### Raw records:
-=-=-

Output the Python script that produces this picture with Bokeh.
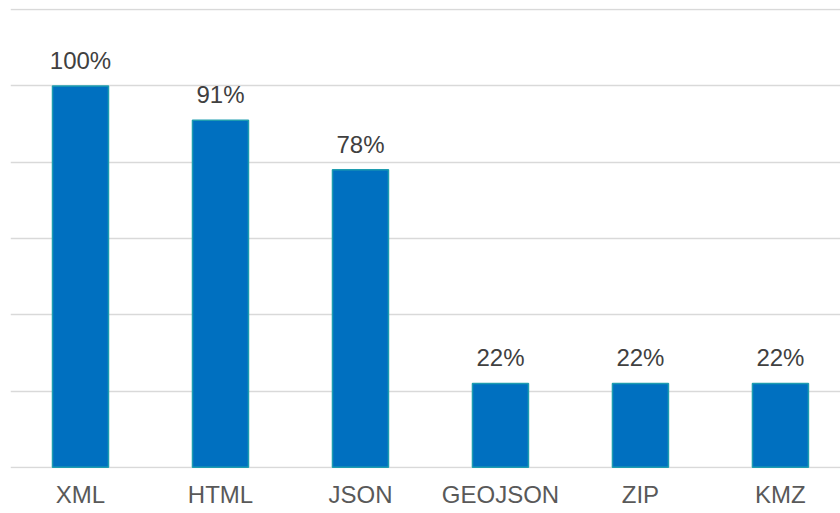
from bokeh.plotting import figure
from bokeh.models import ColumnDataSource, LabelSet, FixedTicker, Range1d
from bokeh.core.properties import value
from bokeh.embed import file_html
from bokeh.resources import INLINE

categories = ["XML", "HTML", "JSON", "GEOJSON", "ZIP", "KMZ"]
values = [100, 91, 78, 22, 22, 22]
grid_ticks = [0, 20, 40, 60, 80, 100, 120]

xs = list(range(len(categories)))
src = ColumnDataSource(dict(x=xs, top=values, label=[f"{v}%" for v in values]))

p = figure(width=840, height=513, output_backend="svg", toolbar_location=None,
           x_range=Range1d(-0.5, 5.429), y_range=Range1d(-0.3, 120.3),
           min_border_left=10, min_border_right=0, min_border_top=8, min_border_bottom=45)
p.outline_line_color = None
p.background_fill_color = "white"
p.border_fill_color = "white"

p.vbar(x="x", top="top", width=0.4, bottom=0, source=src,
       fill_color="#0070c0", line_color="#1e9db0", line_width=1.5)

labels = LabelSet(x="x", y="top", text="label", source=src, text_align="center",
                  text_baseline="alphabetic", y_offset=17,
                  text_font=value("Liberation Sans"), text_font_size="24px",
                  text_color="#404040")
p.add_layout(labels)

p.yaxis.visible = False
p.xgrid.visible = False
p.ygrid.ticker = FixedTicker(ticks=grid_ticks)
p.ygrid.grid_line_color = "#d9d9d9"
p.ygrid.grid_line_width = 1.5

ax = p.xaxis[0]
ax.ticker = FixedTicker(ticks=xs)
ax.major_label_overrides = {i: c for i, c in enumerate(categories)}
ax.axis_line_color = None
ax.major_tick_line_color = None
ax.minor_tick_line_color = None
ax.major_label_standoff = 6
ax.major_label_text_font = "Liberation Sans"
ax.major_label_text_font_size = "24px"
ax.major_label_text_color = "#595959"

open("out.html", "w").write(file_html(p, INLINE))
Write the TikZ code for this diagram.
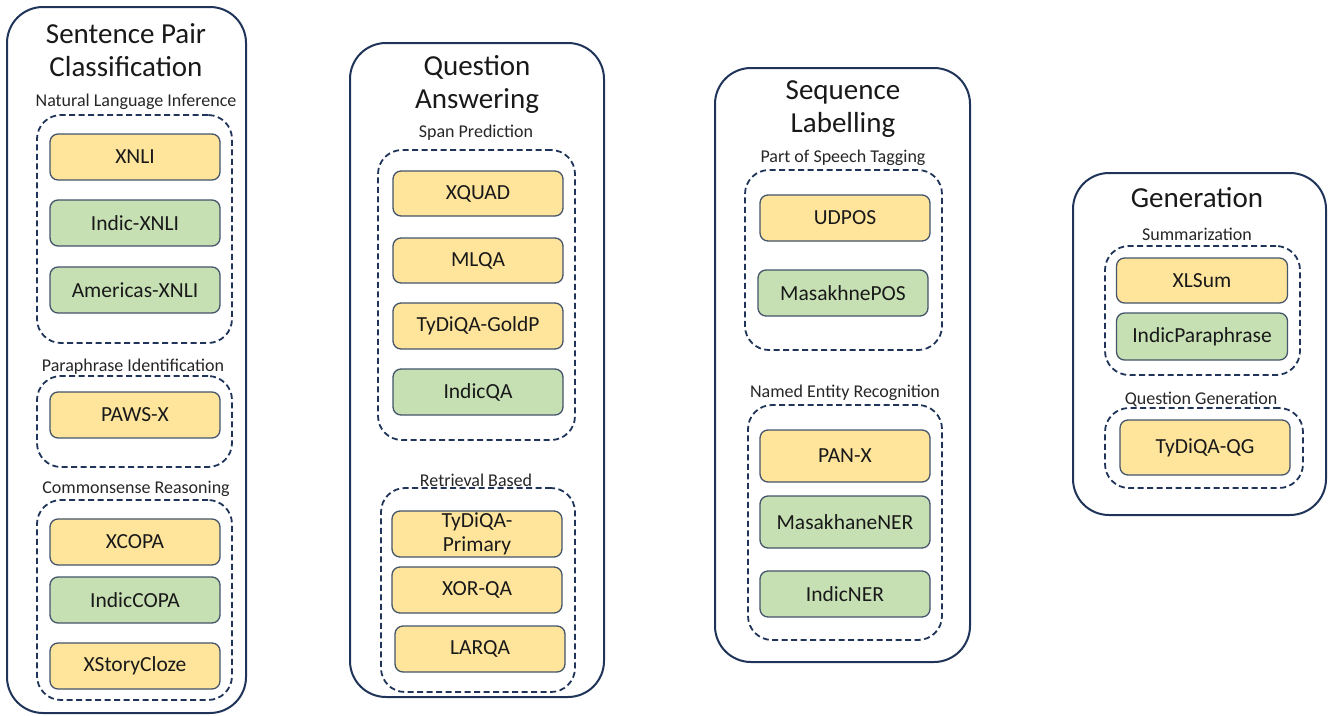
\documentclass[tikz,border=0pt]{standalone}
\usepackage{fontspec}
\setmainfont{Carlito}
\usepackage{xcolor}
\usepackage{tikz}
\definecolor{navy}{HTML}{1F3458}
\definecolor{slate}{HTML}{44546A}
\definecolor{dsyellow}{HTML}{FFE59B}
\definecolor{dsgreen}{HTML}{C6E0B4}
\tikzset{
task/.style={
  draw=navy, line width=2pt, rounded corners=36pt,
  inner sep=0pt
},
group/.style={
  draw=navy, line width=1.8pt, dash pattern=on 6pt off 3.5pt,
  rounded corners=24pt, inner sep=0pt
},
dataset/.style={
  draw=slate, line width=1.3pt, rounded corners=8pt,
  minimum width=170pt, minimum height=46pt, inner sep=0pt,
  font=\fontsize{21.5}{24}\selectfont, text=black!90, align=center
},
old/.style={dataset, fill=dsyellow},
new/.style={dataset, fill=dsgreen},
tasktitle/.style={font=\fontsize{29}{33}\selectfont, align=center, text=black!90},
grouptitle/.style={font=\fontsize{18}{20}\selectfont, text=black!85},
}

\begin{document}
\begin{tikzpicture}[x=1pt,y=-1pt]
\useasboundingbox (0,0) rectangle (1333,715);

% Sentence Pair Classification
\node[task, minimum width=239pt, minimum height=706pt] (spc) at (126.5,360) {};
\node[tasktitle] (spc-t) at (126,50.5) {Sentence Pair\\Classification};
\node[grouptitle] (nli-t) at (136,102) {Natural Language Inference};
\node[group, minimum width=195pt, minimum height=228pt] (nli) at (134.5,229) {};
\node[old] (xnli) at (135,157) {XNLI};
\node[new] (indicxnli) at (135,223) {Indic-XNLI};
\node[new] (amxnli) at (135,290) {Americas-XNLI};
\node[grouptitle] (pi-t) at (133,367) {Paraphrase Identification};
\node[group, minimum width=195pt, minimum height=91pt] (pi) at (134.5,421.5) {};
\node[old] (pawsx) at (135,415) {PAWS-X};
\node[grouptitle] (cr-t) at (136,489) {Commonsense Reasoning};
\node[group, minimum width=195pt, minimum height=200pt] (cr) at (134.5,600) {};
\node[old] (xcopa) at (135,542) {XCOPA};
\node[new] (indiccopa) at (135,600) {IndicCOPA};
\node[old] (xstory) at (135,666) {XStoryCloze};

% Question Answering
\node[task, minimum width=254pt, minimum height=654pt] (qa) at (477,370) {};
\node[tasktitle] (qa-t) at (477,84.5) {Question\\Answering};
\node[grouptitle] (span-t) at (476,133) {Span Prediction};
\node[group, minimum width=197pt, minimum height=290pt] (span) at (476.5,295) {};
\node[old, minimum height=45pt] (xquad) at (478,193.5) {XQUAD};
\node[old, minimum height=45pt] (mlqa) at (478,260.5) {MLQA};
\node[old] (goldp) at (478,326) {TyDiQA-GoldP};
\node[new] (indicqa) at (478,392) {IndicQA};
\node[grouptitle] (ret-t) at (476,480) {Retrieval Based};
\node[group, minimum width=194pt, minimum height=204pt] (ret) at (478,590) {};
\node[old, font=\fontsize{21.5}{24}\selectfont] (primary) at (477,534) {TyDiQA-\\Primary};
\node[old] (xorqa) at (477,590) {XOR-QA};
\node[old] (larqa) at (480,649) {LARQA};

% Sequence Labelling
\node[task, minimum width=255pt, minimum height=594pt] (sl) at (842.5,365) {};
\node[tasktitle] (sl-t) at (843,109.5) {Sequence\\Labelling};
\node[grouptitle] (pos-t) at (843,158) {Part of Speech Tagging};
\node[group, minimum width=197pt, minimum height=180pt] (pos) at (843.5,260) {};
\node[old] (udpos) at (845,218) {UDPOS};
\node[new] (masapos) at (843,293) {MasakhnePOS};
\node[grouptitle] (ner-t) at (845,393) {Named Entity Recognition};
\node[group, minimum width=194pt, minimum height=235pt] (ner) at (845,522.5) {};
\node[old, minimum height=52pt] (panx) at (845,456) {PAN-X};
\node[new, minimum height=52pt] (masaner) at (845,522) {MasakhaneNER};
\node[new] (indicner) at (845,594) {IndicNER};

% Generation
\node[task, minimum width=253pt, minimum height=342pt] (gen) at (1199.5,344) {};
\node[tasktitle] (gen-t) at (1197,198) {Generation};
\node[grouptitle] (sum-t) at (1197,234) {Summarization};
\node[group, minimum width=195pt, minimum height=129pt] (sum) at (1202.5,310.5) {};
\node[old, minimum width=171pt, minimum height=45pt] (xlsum) at (1202,280.5) {XLSum};
\node[new, minimum width=171pt, minimum height=47pt] (indicpara) at (1202,336.5) {IndicParaphrase};
\node[grouptitle] (qg-t) at (1201,399) {Question Generation};
\node[group, minimum width=198pt, minimum height=80pt] (qg) at (1204,448) {};
\node[old, minimum height=55pt] (qgset) at (1205,447.5) {TyDiQA-QG};
\end{tikzpicture}
\end{document}
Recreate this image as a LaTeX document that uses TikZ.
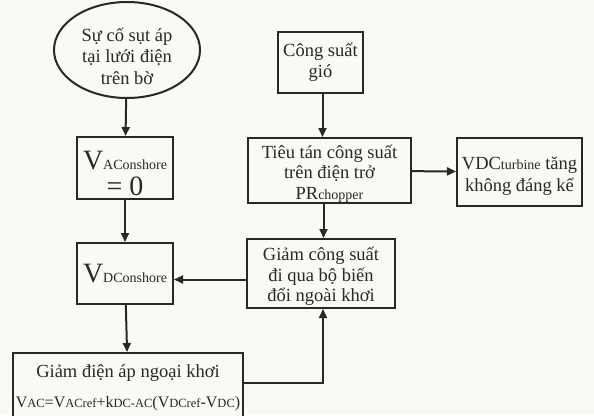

-=-=-

### EXERCISE:
Leave out the pictures and copy the rest of the material above exactly.

### FINISHED ANSWER:
Output the Python script that produces this picture with Bokeh.
from bokeh.plotting import figure
from bokeh.models import ColumnDataSource, LabelSet, FixedTicker, Range1d
from bokeh.core.properties import value
from bokeh.embed import file_html
from bokeh.resources import INLINE

categories = ["XML", "HTML", "JSON", "GEOJSON", "ZIP", "KMZ"]
values = [100, 91, 78, 22, 22, 22]
grid_ticks = [0, 20, 40, 60, 80, 100, 120]

xs = list(range(len(categories)))
src = ColumnDataSource(dict(x=xs, top=values, label=[f"{v}%" for v in values]))

p = figure(width=840, height=513, output_backend="svg", toolbar_location=None,
           x_range=Range1d(-0.5, 5.429), y_range=Range1d(-0.3, 120.3),
           min_border_left=10, min_border_right=0, min_border_top=8, min_border_bottom=45)
p.outline_line_color = None
p.background_fill_color = "white"
p.border_fill_color = "white"

p.vbar(x="x", top="top", width=0.4, bottom=0, source=src,
       fill_color="#0070c0", line_color="#1e9db0", line_width=1.5)

labels = LabelSet(x="x", y="top", text="label", source=src, text_align="center",
                  text_baseline="alphabetic", y_offset=17,
                  text_font=value("Liberation Sans"), text_font_size="24px",
                  text_color="#404040")
p.add_layout(labels)

p.yaxis.visible = False
p.xgrid.visible = False
p.ygrid.ticker = FixedTicker(ticks=grid_ticks)
p.ygrid.grid_line_color = "#d9d9d9"
p.ygrid.grid_line_width = 1.5

ax = p.xaxis[0]
ax.ticker = FixedTicker(ticks=xs)
ax.major_label_overrides = {i: c for i, c in enumerate(categories)}
ax.axis_line_color = None
ax.major_tick_line_color = None
ax.minor_tick_line_color = None
ax.major_label_standoff = 6
ax.major_label_text_font = "Liberation Sans"
ax.major_label_text_font_size = "24px"
ax.major_label_text_color = "#595959"

open("out.html", "w").write(file_html(p, INLINE))
Write the TikZ code for this diagram.
\documentclass[tikz,border=0pt]{standalone}
\usepackage{fontspec}
\setmainfont{Carlito}
\usepackage{xcolor}
\usepackage{tikz}
\definecolor{navy}{HTML}{1F3458}
\definecolor{slate}{HTML}{44546A}
\definecolor{dsyellow}{HTML}{FFE59B}
\definecolor{dsgreen}{HTML}{C6E0B4}
\tikzset{
task/.style={
  draw=navy, line width=2pt, rounded corners=36pt,
  inner sep=0pt
},
group/.style={
  draw=navy, line width=1.8pt, dash pattern=on 6pt off 3.5pt,
  rounded corners=24pt, inner sep=0pt
},
dataset/.style={
  draw=slate, line width=1.3pt, rounded corners=8pt,
  minimum width=170pt, minimum height=46pt, inner sep=0pt,
  font=\fontsize{21.5}{24}\selectfont, text=black!90, align=center
},
old/.style={dataset, fill=dsyellow},
new/.style={dataset, fill=dsgreen},
tasktitle/.style={font=\fontsize{29}{33}\selectfont, align=center, text=black!90},
grouptitle/.style={font=\fontsize{18}{20}\selectfont, text=black!85},
}

\begin{document}
\begin{tikzpicture}[x=1pt,y=-1pt]
\useasboundingbox (0,0) rectangle (1333,715);

% Sentence Pair Classification
\node[task, minimum width=239pt, minimum height=706pt] (spc) at (126.5,360) {};
\node[tasktitle] (spc-t) at (126,50.5) {Sentence Pair\\Classification};
\node[grouptitle] (nli-t) at (136,102) {Natural Language Inference};
\node[group, minimum width=195pt, minimum height=228pt] (nli) at (134.5,229) {};
\node[old] (xnli) at (135,157) {XNLI};
\node[new] (indicxnli) at (135,223) {Indic-XNLI};
\node[new] (amxnli) at (135,290) {Americas-XNLI};
\node[grouptitle] (pi-t) at (133,367) {Paraphrase Identification};
\node[group, minimum width=195pt, minimum height=91pt] (pi) at (134.5,421.5) {};
\node[old] (pawsx) at (135,415) {PAWS-X};
\node[grouptitle] (cr-t) at (136,489) {Commonsense Reasoning};
\node[group, minimum width=195pt, minimum height=200pt] (cr) at (134.5,600) {};
\node[old] (xcopa) at (135,542) {XCOPA};
\node[new] (indiccopa) at (135,600) {IndicCOPA};
\node[old] (xstory) at (135,666) {XStoryCloze};

% Question Answering
\node[task, minimum width=254pt, minimum height=654pt] (qa) at (477,370) {};
\node[tasktitle] (qa-t) at (477,84.5) {Question\\Answering};
\node[grouptitle] (span-t) at (476,133) {Span Prediction};
\node[group, minimum width=197pt, minimum height=290pt] (span) at (476.5,295) {};
\node[old, minimum height=45pt] (xquad) at (478,193.5) {XQUAD};
\node[old, minimum height=45pt] (mlqa) at (478,260.5) {MLQA};
\node[old] (goldp) at (478,326) {TyDiQA-GoldP};
\node[new] (indicqa) at (478,392) {IndicQA};
\node[grouptitle] (ret-t) at (476,480) {Retrieval Based};
\node[group, minimum width=194pt, minimum height=204pt] (ret) at (478,590) {};
\node[old, font=\fontsize{21.5}{24}\selectfont] (primary) at (477,534) {TyDiQA-\\Primary};
\node[old] (xorqa) at (477,590) {XOR-QA};
\node[old] (larqa) at (480,649) {LARQA};

% Sequence Labelling
\node[task, minimum width=255pt, minimum height=594pt] (sl) at (842.5,365) {};
\node[tasktitle] (sl-t) at (843,109.5) {Sequence\\Labelling};
\node[grouptitle] (pos-t) at (843,158) {Part of Speech Tagging};
\node[group, minimum width=197pt, minimum height=180pt] (pos) at (843.5,260) {};
\node[old] (udpos) at (845,218) {UDPOS};
\node[new] (masapos) at (843,293) {MasakhnePOS};
\node[grouptitle] (ner-t) at (845,393) {Named Entity Recognition};
\node[group, minimum width=194pt, minimum height=235pt] (ner) at (845,522.5) {};
\node[old, minimum height=52pt] (panx) at (845,456) {PAN-X};
\node[new, minimum height=52pt] (masaner) at (845,522) {MasakhaneNER};
\node[new] (indicner) at (845,594) {IndicNER};

% Generation
\node[task, minimum width=253pt, minimum height=342pt] (gen) at (1199.5,344) {};
\node[tasktitle] (gen-t) at (1197,198) {Generation};
\node[grouptitle] (sum-t) at (1197,234) {Summarization};
\node[group, minimum width=195pt, minimum height=129pt] (sum) at (1202.5,310.5) {};
\node[old, minimum width=171pt, minimum height=45pt] (xlsum) at (1202,280.5) {XLSum};
\node[new, minimum width=171pt, minimum height=47pt] (indicpara) at (1202,336.5) {IndicParaphrase};
\node[grouptitle] (qg-t) at (1201,399) {Question Generation};
\node[group, minimum width=198pt, minimum height=80pt] (qg) at (1204,448) {};
\node[old, minimum height=55pt] (qgset) at (1205,447.5) {TyDiQA-QG};
\end{tikzpicture}
\end{document}
Recreate this image as a LaTeX document that uses TikZ.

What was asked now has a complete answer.